[Recorded data]
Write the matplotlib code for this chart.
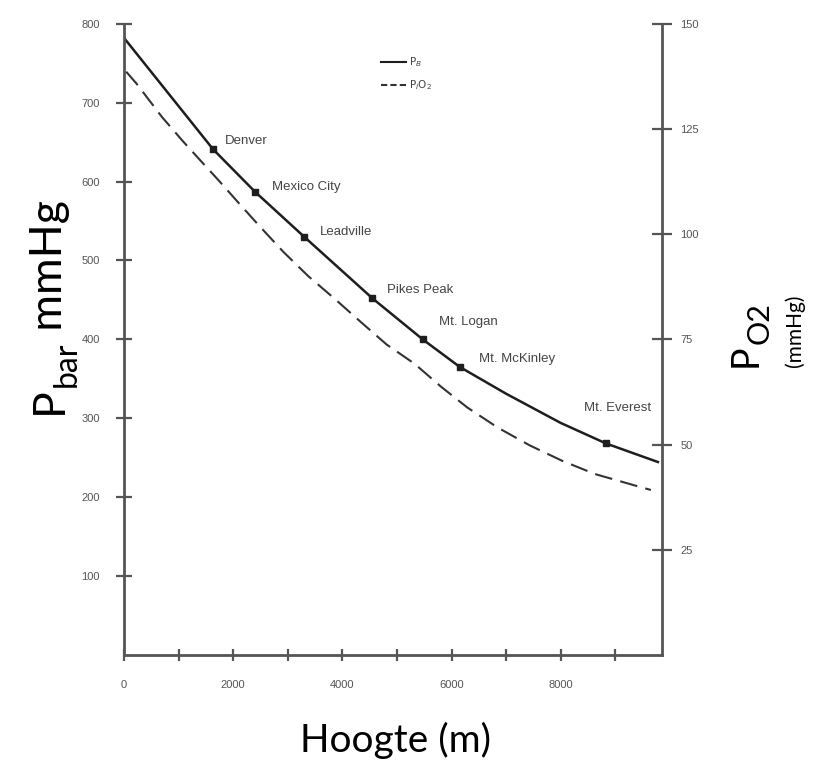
####################################################################################################
# Import Dependencies:
####################################################################################################
import matplotlib
matplotlib.use("Agg")
import matplotlib.pyplot as plt

####################################################################################################
# Data: barometric pressure (left axis) and inspired O2 pressure (right axis) against altitude
####################################################################################################
placeNames = ['Denver', 'Mexico City', 'Leadville', 'Pikes Peak', 'Mt. Logan', 'Mt. McKinley', 'Mt. Everest']
placeHeights = [1630, 2400, 3300, 4550, 5470, 6150, 8830]
placePbar = [641, 587, 530, 452, 400, 365, 268]

# Full barometric curve = sea level + named places + a few points along the bend + end of the axis
pbarHeights = [0, 1630, 2400, 3300, 4550, 5470, 6150, 7000, 8000, 8830, 9800]
pbarValues = [782, 641, 587, 530, 452, 400, 365, 331, 294, 268, 244]

# Inspired O2 pressure (right axis, mmHg)
po2Heights = [40, 233, 691, 1070, 1364, 1731, 2128, 2440, 2917, 3376, 3853, 4330, 4807,
              5321, 5811, 6288, 6849, 7431, 8031, 8624, 9376, 9651]
po2Values = [138.6, 135.7, 127.9, 122.2, 118.0, 112.8, 107.0, 102.5, 95.8, 90.0, 84.7, 79.2, 73.8,
             69.2, 63.7, 58.8, 54.0, 49.8, 46.1, 43.0, 40.2, 39.2]

leftTicks = [100, 200, 300, 400, 500, 600, 700, 800]
rightTicks = [25, 50, 75, 100, 125, 150]
xTicks = [0, 1000, 2000, 3000, 4000, 5000, 6000, 7000, 8000, 9000]
xTickLabels = ['0', '', '2000', '', '4000', '', '6000', '', '8000', '']

# Where each place label sits relative to its marker (pixels) and its alignment
labelOffsets = [(12, 8, 'left'), (17, 5, 'left'), (16, 5, 'left'), (15, 8, 'left'),
                (16, 17, 'left'), (19, 8, 'left'), (45, 35, 'right')]

####################################################################################################
# Styling
####################################################################################################
axisColor = '#555555'
curveColor = '#1e1e1e'
tickFont = 'Liberation Sans'
labelFont = 'Lato'

####################################################################################################
# Figure and axes
####################################################################################################
fig = plt.figure(figsize=(8.16, 7.66), dpi=100)
ax = fig.add_axes([0.152, 0.145, 0.659, 0.824])
ax2 = ax.twinx()

ax.set_xlim(0, 9850)
ax.set_ylim(0, 800)
ax2.set_ylim(0, 150)

for a in (ax, ax2):
    a.spines['top'].set_visible(False)
    for side in ('left', 'right', 'bottom'):
        a.spines[side].set_color(axisColor)
        a.spines[side].set_linewidth(2)
ax.spines['right'].set_visible(False)
ax2.spines['left'].set_visible(False)
ax2.spines['bottom'].set_visible(False)

# Ticks crossing the axis lines
ax.set_yticks(leftTicks)
ax.set_yticklabels([str(t) for t in leftTicks])
ax.tick_params(axis='y', direction='inout', length=11, width=1.6, color=axisColor,
               labelsize=8, labelcolor='#555555', pad=12)
ax.set_xticks(xTicks)
ax.set_xticklabels(xTickLabels)
ax.tick_params(axis='x', direction='inout', length=8, width=1.6, color=axisColor,
               labelsize=8, labelcolor='#555555', pad=14)
ax2.set_yticks(rightTicks)
ax2.set_yticklabels([str(t) for t in rightTicks])
ax2.tick_params(axis='y', direction='inout', length=15, width=1.6, color=axisColor,
                labelsize=8, labelcolor='#555555', pad=6)
for lab in ax.get_xticklabels() + ax.get_yticklabels() + ax2.get_yticklabels():
    lab.set_fontfamily(tickFont)

####################################################################################################
# Curves
####################################################################################################
ax.plot(pbarHeights, pbarValues, color=curveColor, lw=1.8, solid_capstyle='butt')
ax.plot(placeHeights, placePbar, 's', color=curveColor, ms=5, mec=curveColor)
ax2.plot(po2Heights, po2Values, color='#333333', lw=1.5, linestyle=(0, (8.5, 4)))

# Place names next to their markers
for name, h, p, (dx, dy, align) in zip(placeNames, placeHeights, placePbar, labelOffsets):
    ax.annotate(name, (h, p), xytext=(dx, dy), textcoords='offset pixels',
                ha=align, va='center', fontsize=9.5, color='#444444', fontfamily=tickFont)

# Small legend drawn on the right axis
leg = ax2.legend(handles=[plt.Line2D([], [], color=curveColor, lw=1.5),
                          plt.Line2D([], [], color='#333333', lw=1.5, linestyle=(0, (3, 1.5)))],
                 labels=['P$_B$', 'P$_I$O$_2$'], loc='upper left', bbox_to_anchor=(0.46, 0.965),
                 frameon=False, fontsize=7.5, handlelength=2.4, handletextpad=0.3, labelspacing=0.9,
                 labelcolor='#444444')

####################################################################################################
# Axis titles
####################################################################################################
W, H = 816, 766
renderer = fig.canvas.get_renderer()


def stackUp(pieces, xBase, yStart):
    # rotated text pieces placed one after another going up; (text, size, baseline shift in px)
    y = yStart
    for txt, size, shift in pieces:
        t = fig.text((xBase + shift) / W, 1 - y / H, txt, rotation=90, rotation_mode='anchor',
                     ha='left', va='baseline', fontsize=size, fontfamily=labelFont)
        y -= t.get_window_extent(renderer).height


stackUp([('P', 32, 0), ('bar', 23, 14), (' mmHg', 32, 0)], 62, 414)
stackUp([('P', 27, 0), ('O2', 22, 12), ], 757, 367)
fig.text(801 / W, 1 - 367 / H, '(mmHg)', rotation=90, rotation_mode='anchor',
         ha='left', va='baseline', fontsize=15, fontfamily=labelFont)
fig.text(395 / W, 1 - 740 / H, 'Hoogte (m)', ha='center', va='center', fontsize=28, fontfamily=labelFont)

plt.savefig('out.png', dpi=100)
plt.close()
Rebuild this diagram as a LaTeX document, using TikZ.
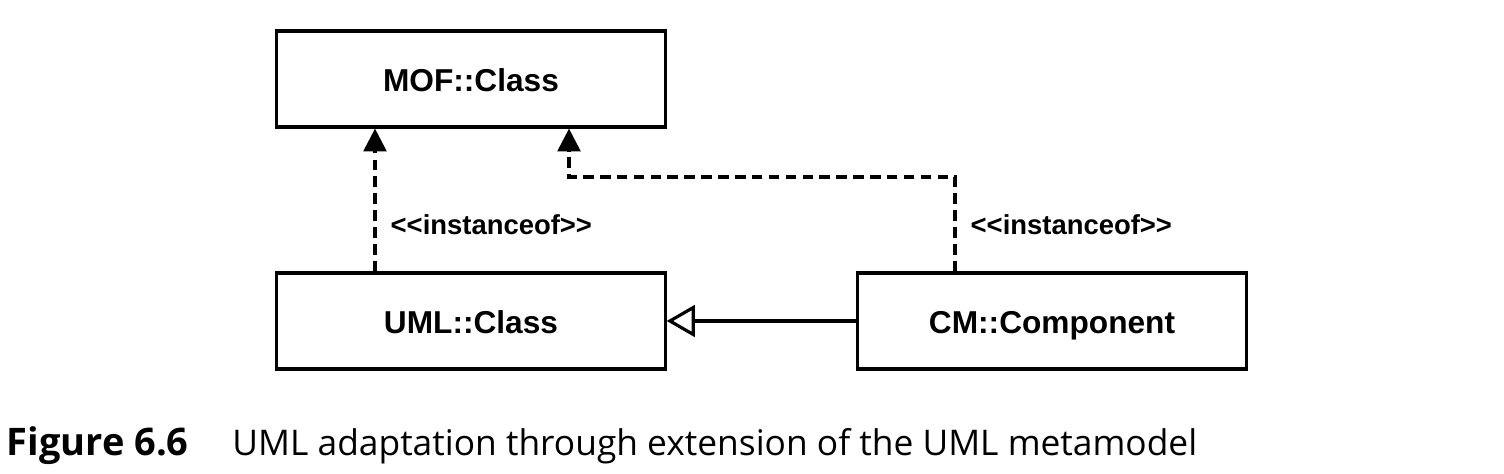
\documentclass[tikz,border=0pt]{standalone}
\usepackage{fontspec}
\setmainfont{Liberation Sans}
\newfontfamily\capfont{Open Sans}
\usetikzlibrary{arrows.meta,positioning}

\tikzset{
  classbox/.style={draw, line width=0.9pt, minimum width=3.88cm, minimum height=0.96cm,
    inner sep=0pt, text height=1.55ex, text depth=0.2ex,
    font=\fontsize{9}{10}\selectfont\bfseries},
  depline/.style={line width=0.9pt, dash pattern=on 3pt off 1.8pt,
    -{Triangle[length=6.5pt,width=6.5pt]}},
  genline/.style={line width=0.9pt, -{Triangle[open,length=8pt,width=9pt]}},
  stereo/.style={anchor=west, inner sep=0pt, font=\fontsize{7.8}{9}\selectfont\bfseries}
}

\begin{document}
\begin{tikzpicture}[x=0.01cm, y=-0.01cm]
  \useasboundingbox (0,0) rectangle (1504,474);
  % classes
  \node[classbox] (mof) at (471,79) {MOF::Class};
  \node[classbox] (umlclass) at (471,321) {UML::Class};
  \node[classbox] (cmcomp) at (1052,321) {CM::Component};
  % connector columns
  \coordinate (leftcol) at (375,0);
  \coordinate (rightcol) at (955,0);
  \coordinate (topcol) at (569,0);
  \coordinate (bend) at (955,177);
  % instanceof links
  \draw[depline] (umlclass.north -| leftcol) -- (mof.south -| leftcol);
  \draw[depline] (cmcomp.north -| rightcol) -- (bend) -| (mof.south -| topcol);
  \node[stereo] (lblleft) at (390,225) {<{}<instanceof>{}>};
  \node[stereo] (lblright) at (970,225) {<{}<instanceof>{}>};
  % generalisation
  \draw[genline] (cmcomp.west) -- (umlclass.east);
  % caption
  \node[anchor=west, inner sep=0pt, font=\capfont\fontsize{10.05}{12}\selectfont] (caption) at (6,446)
    {{\fontsize{10.8}{12}\selectfont\bfseries Figure 6.6}\hspace{12.5pt}UML adaptation through extension of the UML metamodel};
\end{tikzpicture}
\end{document}
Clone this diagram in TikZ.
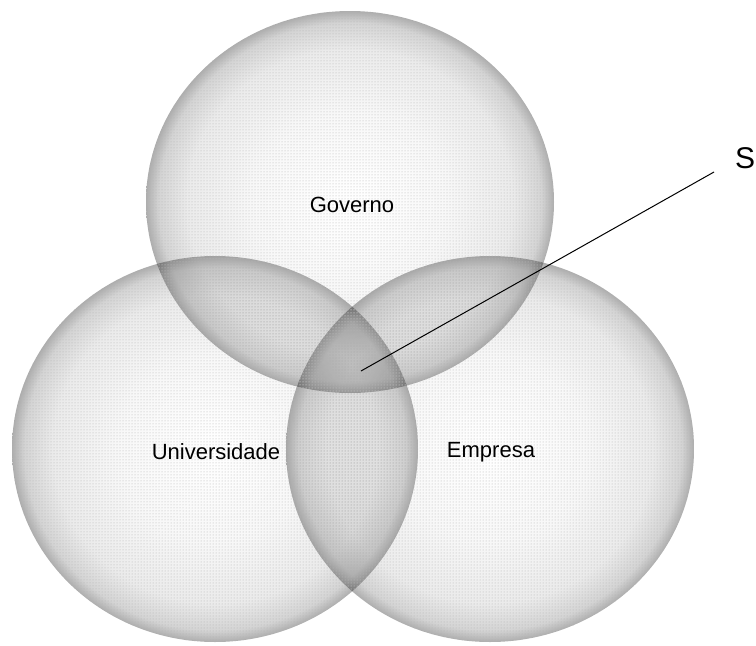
\documentclass[tikz,border=0pt]{standalone}
\usepackage{fontspec}
\setmainfont{Liberation Sans}
\usetikzlibrary{calc,patterns}
\pgfdeclareradialshading{stipple}{\pgfpoint{0bp}{0bp}}{color(0bp)=(white); color(12bp)=(black!3); color(20bp)=(black!8); color(23.5bp)=(black!17); color(25bp)=(black!32); color(50bp)=(black!32)}
\tikzset{
  sphere/.style={shading=stipple, blend mode=multiply},
  grain/.style={pattern=dots, pattern color=black!30},
  lab/.style={font=\fontsize{22}{26}\selectfont, inner sep=0pt}
}
\begin{document}
\begin{tikzpicture}[x=1pt,y=-1pt]
			%%%%% START %%%%%
			\useasboundingbox (0, 0) rectangle (756, 646);
			
			\shade[sphere] (350, 202) ellipse [x radius=204, y radius=191];
			\shade[sphere] (215, 449) ellipse [x radius=203, y radius=193];
			\shade[sphere] (490, 449) ellipse [x radius=204, y radius=193];
			
			\fill[grain] (350, 202) ellipse [x radius=204, y radius=191];
			\fill[grain] (215, 449) ellipse [x radius=203, y radius=193];
			\fill[grain] (490, 449) ellipse [x radius=204, y radius=193];
			
			\node[lab] (governo) at (352, 205) {Governo};
			\node[lab] (universidade) at (216, 452) {Universidade};
			\node[lab] (empresa) at (491, 452) {Empresa};
			
			\node[lab, font=\fontsize{30}{34}\selectfont] (s) at (745, 158) {S};
			\coordinate (triple) at (361, 371);
			\coordinate (sEnd) at (714, 172);
			\draw[line width=1pt] (triple) -- (sEnd);
			
			%%%%% END %%%%%
		\end{tikzpicture}
\end{document}
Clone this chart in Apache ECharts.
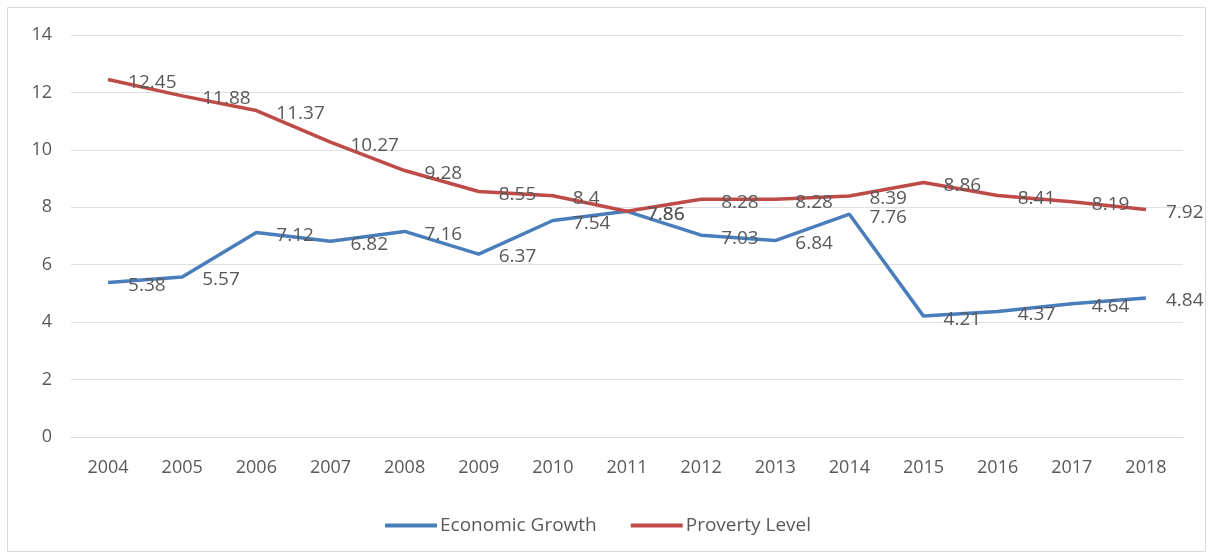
<!DOCTYPE html>
<html><head><meta charset="utf-8">
<script src="https://cdn.jsdelivr.net/npm/echarts@6/dist/echarts.min.js"></script>
<style>html,body{margin:0;padding:0;background:#fff}#c{width:1213px;height:560px}</style>
</head><body><div id="c"></div>
<script>
const years = ['2004','2005','2006','2007','2008','2009','2010','2011','2012','2013','2014','2015','2016','2017','2018'];
const economicGrowth = [5.38,5.57,7.12,6.82,7.16,6.37,7.54,7.86,7.03,6.84,7.76,4.21,4.37,4.64,4.84];
const provertyLevel = [12.45,11.88,11.37,10.27,9.28,8.55,8.4,7.86,8.28,8.28,8.39,8.86,8.41,8.19,7.92];
const seriesNames = ['Economic Growth','Proverty Level'];
const txt = '#595959';
const font = '"Open Sans", "Liberation Sans", sans-serif';
const chart = echarts.init(document.getElementById('c'));
const lbl = {show:true, position:'right', distance:20, color:txt, fontSize:19, fontFamily:font, offset:[0,3]};
chart.setOption({
  animation:false,
  graphic:[{type:'rect', shape:{x:7.5,y:7.5,width:1198,height:544}, style:{fill:'none', stroke:'#d9d9d9', lineWidth:1}}],
  grid:{left:71, right:30, top:35, bottom:123},
  legend:{top:511, left:380, itemWidth:52, itemHeight:4, itemGap:34, icon:'rect',
    textStyle:{color:txt, fontSize:19, fontFamily:font, padding:[0,0,0,-2]}, data:seriesNames},
  xAxis:{type:'category', data:years, boundaryGap:true,
    axisLine:{lineStyle:{color:'#d9d9d9'}}, axisTick:{show:false},
    axisLabel:{color:txt, fontSize:18, fontFamily:font, margin:22}},
  yAxis:{type:'value', min:0, max:14, interval:2,
    axisLine:{show:false}, axisTick:{show:false},
    splitLine:{lineStyle:{color:'#e0e0e0'}},
    axisLabel:{color:txt, fontSize:18, fontFamily:font, margin:19}},
  series:[
    {name:seriesNames[0], type:'line', data:economicGrowth, symbol:'circle', symbolSize:0.01, showSymbol:true, lineStyle:{color:'#4a7ebb', width:3.5}, itemStyle:{color:'#4a7ebb'}, label:lbl},
    {name:seriesNames[1], type:'line', data:provertyLevel, symbol:'circle', symbolSize:0.01, showSymbol:true, lineStyle:{color:'#be4b48', width:3.5}, itemStyle:{color:'#be4b48'}, label:lbl}
  ]
});
</script></body></html>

▸ **Problem statement**
Starting at the top of the listing above, please restate word for word each line up to and including the one that holds "import matplotlib.pyplot as plt", omitting every image.

▸ **Correct output**
Write the matplotlib code for this chart.
####################################################################################################
# Import Dependencies:
####################################################################################################
import matplotlib
matplotlib.use("Agg")
import matplotlib.pyplot as plt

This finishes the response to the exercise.